CFOs typically prioritize budget predictability and measurable ROI. CIOs focus on architecture fit, interoperability, and lifecycle governance. Procurement leaders concentrate on benchmark rights, renewal controls, and liability boundaries. The strongest outcomes occur when these stakeholders negotiate as a single operating model team rather than as separate functions.
- Negotiate pricing protections for growth events such as acquisitions, new entities, and user expansion.
- Secure explicit rights for data extraction, reporting access, and integration throughput to avoid analytics lock-in.
- Cap renewal uplifts and define service-level remedies tied to operational resilience.
- Require transparency on bundled versus optional capabilities, especially automation, AI, and compliance functions.
AI ERP, automation licensing, and the next wave of contract complexity
As vendors position AI ERP capabilities inside finance platforms, licensing complexity is increasing. Some providers include basic generative assistance or anomaly detection in core subscriptions, while others meter AI by usage, document volume, or premium service tier. Enterprises should treat AI features as a separate value stream in the contract, with clear assumptions about adoption, controls, and measurable business outcomes.

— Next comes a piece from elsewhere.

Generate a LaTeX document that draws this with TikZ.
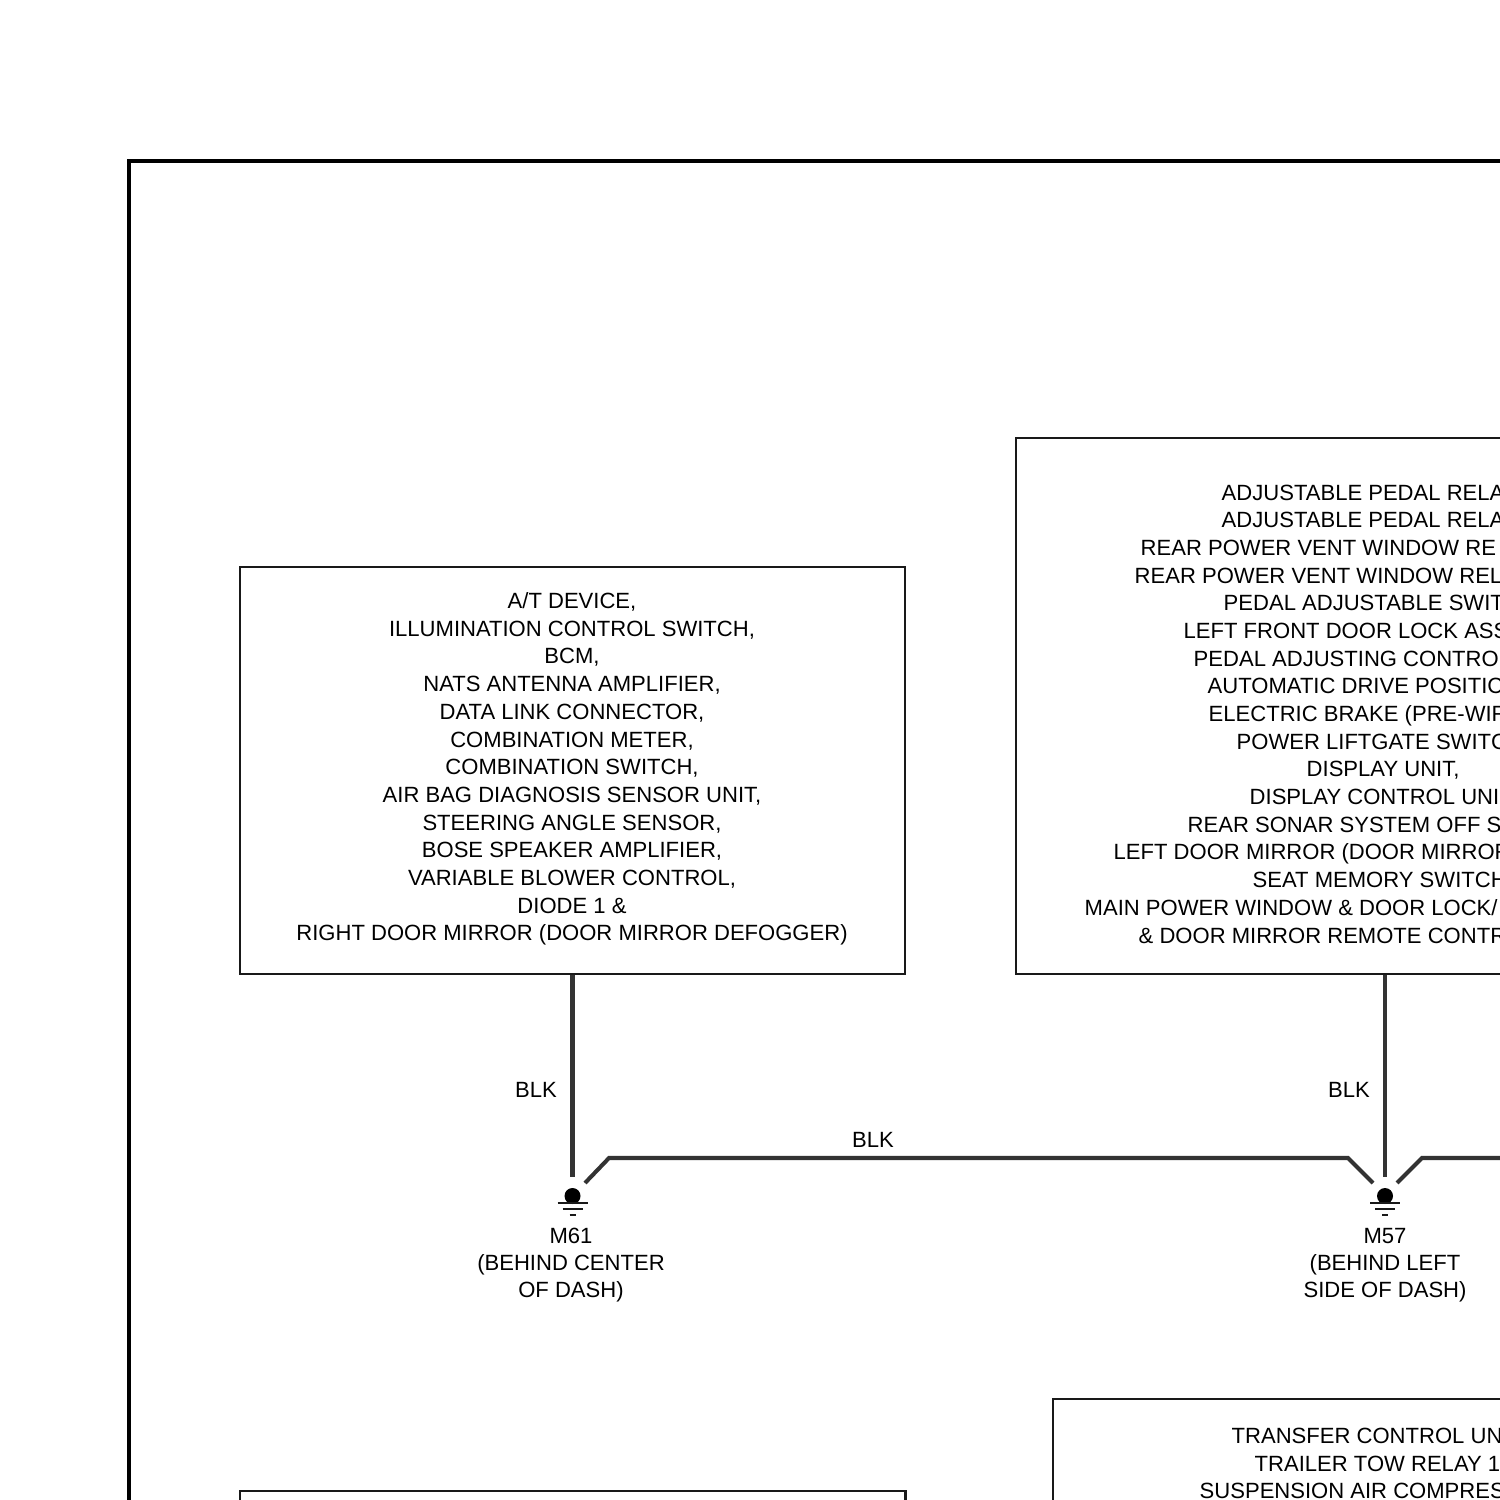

This is particularly important in finance, where automation claims can obscure governance requirements. AI-assisted close, invoice coding, forecasting, and exception management may improve productivity, but they also introduce policy, auditability, and model oversight considerations. A sound evaluation compares not only AI functionality, but also the licensing model for scaling it responsibly.
Executive guidance: how to choose the right licensing posture
Enterprises with stable finance structures, mature process governance, and a strong standardization agenda often benefit from predictable SaaS subscription models with clear role definitions and broad included functionality. Organizations in high-growth, acquisition-heavy, or highly federated environments should be more cautious about transaction-based pricing and narrow entitlements that can amplify cost volatility.
The best finance ERP licensing decision is the one that aligns commercial terms with the intended operating model, architecture roadmap, and transformation horizon. That requires comparing five-year TCO, implementation complexity, interoperability demands, and renewal leverage together. In enterprise procurement, licensing is not separate from modernization strategy. It is one of its most consequential design choices.